Friday, 23 October 2015

why do teachers feel personally attacked when the lecture is critiqued?

A recent post in the New York Times by Molly Worthen has provoked a number of responses both for and against the lecture as pedagogical strategy (See Eyler and Franke below for two different responses). This is apparently not new as exemplified by Cath Ellis' post from 2010 reflecting on the response of Donald Clark's conference keynote on the pitfalls of the lecture. Indeed, those that call for the evidence which indicate that the lecture is not a great teaching strategy seem to be unaware that the evidence has been around for some time. As Cath Ellis suggests, read Bligh's 1998 book. In the first couple of chapters he reviews the evidence that lectures are no better than assigning reading for impacting student learning outcomes. And then of course there is the 2014 meta-analysis of the research published in the Proceedings of the National Academy of Science which shows that active learning strategies have very real positive effects on student learning outcomes.

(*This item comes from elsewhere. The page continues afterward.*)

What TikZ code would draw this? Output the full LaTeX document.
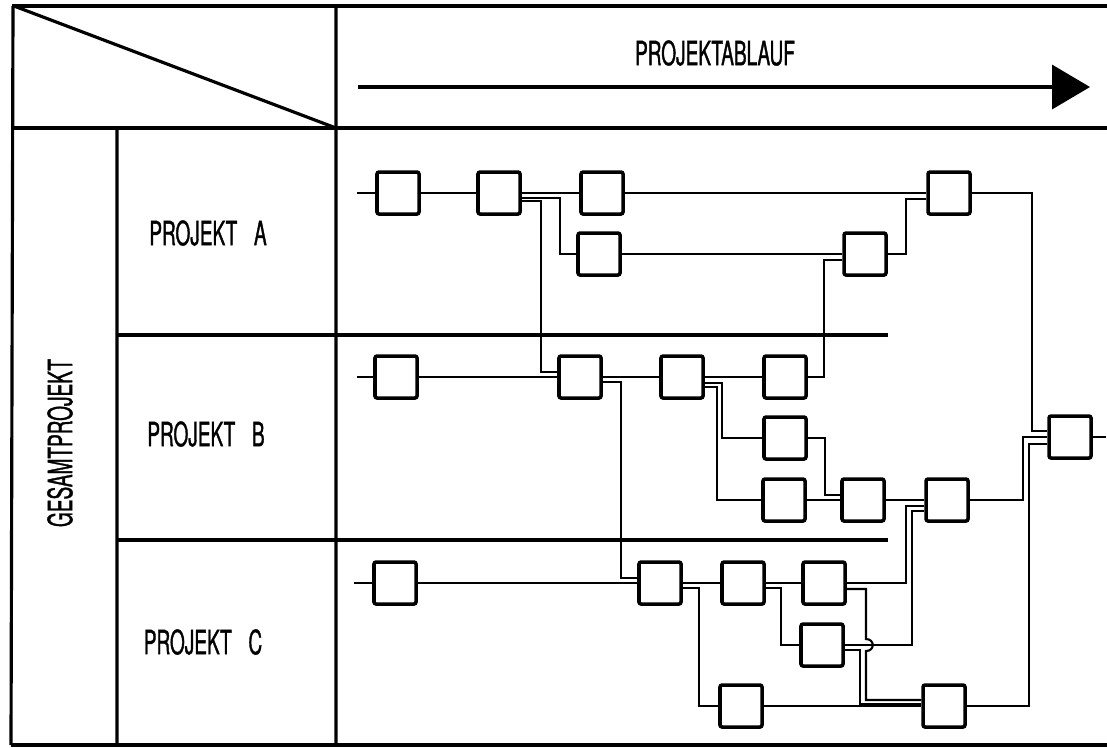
\documentclass[tikz,border=0pt]{standalone}
\usepackage{fontspec}
\newfontfamily\drawfont{TeX Gyre Heros}[FakeStretch=0.57,FakeBold=1]
\usetikzlibrary{arrows.meta}

\begin{document}
\begin{tikzpicture}[x=0.01cm,y=-0.01cm,
    act/.style={draw,line width=1pt,rounded corners=0.6pt,minimum size=0.42cm,inner sep=0pt},
    frame/.style={line width=0.9pt},
    sep/.style={line width=0.9pt},
    lnk/.style={line width=0.6pt},
    lab/.style={font=\drawfont\fontsize{9.5}{11}\selectfont,inner sep=0pt}]
  \useasboundingbox (0,0) rectangle (1107,747);
  % table frame
  \draw[frame] (12,6) -- (1107,6) (12,128) -- (1107,128) (11,745) -- (1107,745);
  \draw[frame] (13,6) -- (11,745) (117,128) -- (117,745) (336,6) -- (336,745);
  \draw[frame] (14,6) -- (336,128);
  \draw[sep] (117,335) -- (888,335) (117,540) -- (888,540);
  % header
  \node[lab] (head) at (715,53) {PROJEKTABLAUF};
  \draw[line width=1pt,-{Triangle[length=3.8mm,width=4.4mm]}] (358,87) coordinate (t0) -- (1090,87) coordinate (t1);
  \node[lab,rotate=90] (gp) at (60,443) {GESAMTPROJEKT};
  \node[lab] (pa) at (208,233) {PROJEKT\enspace A};
  \node[lab] (pb) at (206,434) {PROJEKT\enspace B};
  \node[lab] (pc) at (203,642) {PROJEKT\enspace C};
  % activities
  \node[act] (A1) at (398,193) {};
  \node[act] (A2) at (499,193) {};
  \node[act] (A3) at (602,193) {};
  \node[act] (A4) at (599,254) {};
  \node[act] (A5) at (865,254) {};
  \node[act] (A6) at (949,193) {};
  \node[act] (B1) at (396,377) {};
  \node[act] (B2) at (580,377) {};
  \node[act] (B3) at (682,377) {};
  \node[act] (B4) at (785,377) {};
  \node[act] (B5) at (785,438) {};
  \node[act] (B6) at (784,500) {};
  \node[act] (B7) at (863,500) {};
  \node[act] (B8) at (947,500) {};
  \node[act] (C1) at (395,583) {};
  \node[act] (C2) at (660,583) {};
  \node[act] (C3) at (743,583) {};
  \node[act] (C4) at (824,583) {};
  \node[act] (C5) at (822,645) {};
  \node[act] (C6) at (741,706) {};
  \node[act] (C7) at (944,706) {};
  \node[act] (F) at (1070,437) {};
  \coordinate (inA) at (357,193);
  \coordinate (inB) at (357,377);
  \coordinate (inC) at (354,583);
  \coordinate (out) at (1106,437);
  % projekt A
  \draw[lnk] (inA) -- (A1) -- (A2) -- (A3);
  \draw[lnk] (A2.east |- 0,198) -- (560,198) |- (A4.west);
  \draw[lnk] (A2.east |- 0,201) -- (541,201) |- (B2.west |- 0,372);
  \draw[lnk] (A3) -- (A6);
  \draw[lnk] (A4) -- (A5);
  \draw[lnk] (A5.east) -- (906,254) |- (A6.west |- 0,199);
  \draw[lnk] (A6.east) -- (1032,193) |- (F.west |- 0,431);
  \draw[lnk] (B4.east) -- (824,377) |- (A5.west |- 0,260);
  % projekt B
  \draw[lnk] (inB) -- (B1) -- (B2) -- (B3) -- (B4);
  \draw[lnk] (B2.east |- 0,382) -- (621,382) |- (C2.west |- 0,578);
  \draw[lnk] (B3.east |- 0,383) -- (722,383) |- (B5.west);
  \draw[lnk] (B3.east |- 0,387) -- (717,387) |- (B6.west);
  \draw[lnk] (B5.east) -- (825,438) |- (B7.west |- 0,495);
  \draw[lnk] (B6) -- (B7) -- (B8);
  \draw[lnk] (B8.east) -- (1023,500) |- (F.west);
  % projekt C
  \draw[lnk] (inC) -- (C1) -- (C2) -- (C3) -- (C4);
  \draw[lnk] (C2.east |- 0,588) -- (699,588) |- (C6.west);
  \draw[lnk] (C3.east |- 0,588) -- (781,588) |- (C5.west);
  \draw[lnk] (C4.east) -- (906,583) |- (B8.west |- 0,506);
  \draw[lnk] (C5.east) -- (912,645) |- (B8.west |- 0,511);
  \draw[lnk] (C4.east |- 0,589) -- (866,589) -- (866,639)
    .. controls (875,639) and (875,651) .. (866,651) -- (866,700) -- (C7.west |- 0,700);
  \draw[lnk] (C5.east |- 0,650) -- (860,650) |- (C7.west |- 0,704);
  \draw[lnk] (C6) -- (C7);
  \draw[lnk] (C7.east) -- (1029,706) |- (F.west |- 0,444);
  \draw[lnk] (F) -- (out);
\end{tikzpicture}
\end{document}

I think that for whatever reason lecturing vs active learning touches on people's sense of self identity. Teaching is such a personal act. What makes some teachers naturally good is that the teaching act meshes so well with their personality or that they have a very good sense of self. Thus a critique of lecturing or active learning is received as an attack on the self as teacher/person rather than a consideration of what produces the best student learning outcomes. In addition, I think Cath Ellis makes an insightful assessment that lecturing is the normative discourse in academia and thus its critique creates unease as the icon of university teaching is called into question.

However, as others have suggested, this really is a false dichotomy. It is not that instructors must choose between lecturing or active learning as their teaching strategy. Teaching is like science - we use whatever will get the job done. Sometimes that means that a particular class needs more lecturing than activities to help students understand a particular assigned reading. Other classes will use activities to help engage students in the concepts being considered to produce deep learning. What I aspire to as a teacher is to be able to read my class and be able to pick out of my bag of teaching strategies what will best deepen my students engagement with and understanding of the material and make their learning stick. Even those of us who use the most student-centered teaching strategy of all (IMHO), Team-Based Learning, still need to  make use of the mini-lecture.

The lecture is not dead. The lecture simply needs to make room for the other teaching and learning strategies which enhance student learning outcomes as shown by the published evidence. Perhaps what is really at stake is the understanding of who the class is for: is it for student learning or is it for instructor self-identity?


Bligh, D. A. (1998). Evidence of what lectures achieve. In What’s the Use of Lectures? (5th ed., pp. 10–23). Exeter: Intellect.

Ellis C. (2010). Tweckling, iconoclasm and lecturing as a normative discourse: reflections on two ALT-C keynotes. cathellis13, Nov 16.

Eyler J. (2015). Active Learning Is Not Our Enemy: A Response to Molly Worthen. A Life Time's Training:Thoughts on Teaching and Learning in Higher Education, Oct 20.

Franke D. 2015. Why Lecture Matters: A View from the Trenches. The Winds of War, Oct 18.

Friesen, N. (2011). The lecture as a transmedial pedagogical form: A historical analysis. Educational Researcher, 40(3), 95–102.

Weiman, C. E. (2014). Large-scale comparison of science teaching methods sends clear message. Proceedings of the National Academy of Sciences (PNAS), 111(23), 8319-8320.

Worthen M. (2015). Lecture Me. Really. New York Times, Oct 17.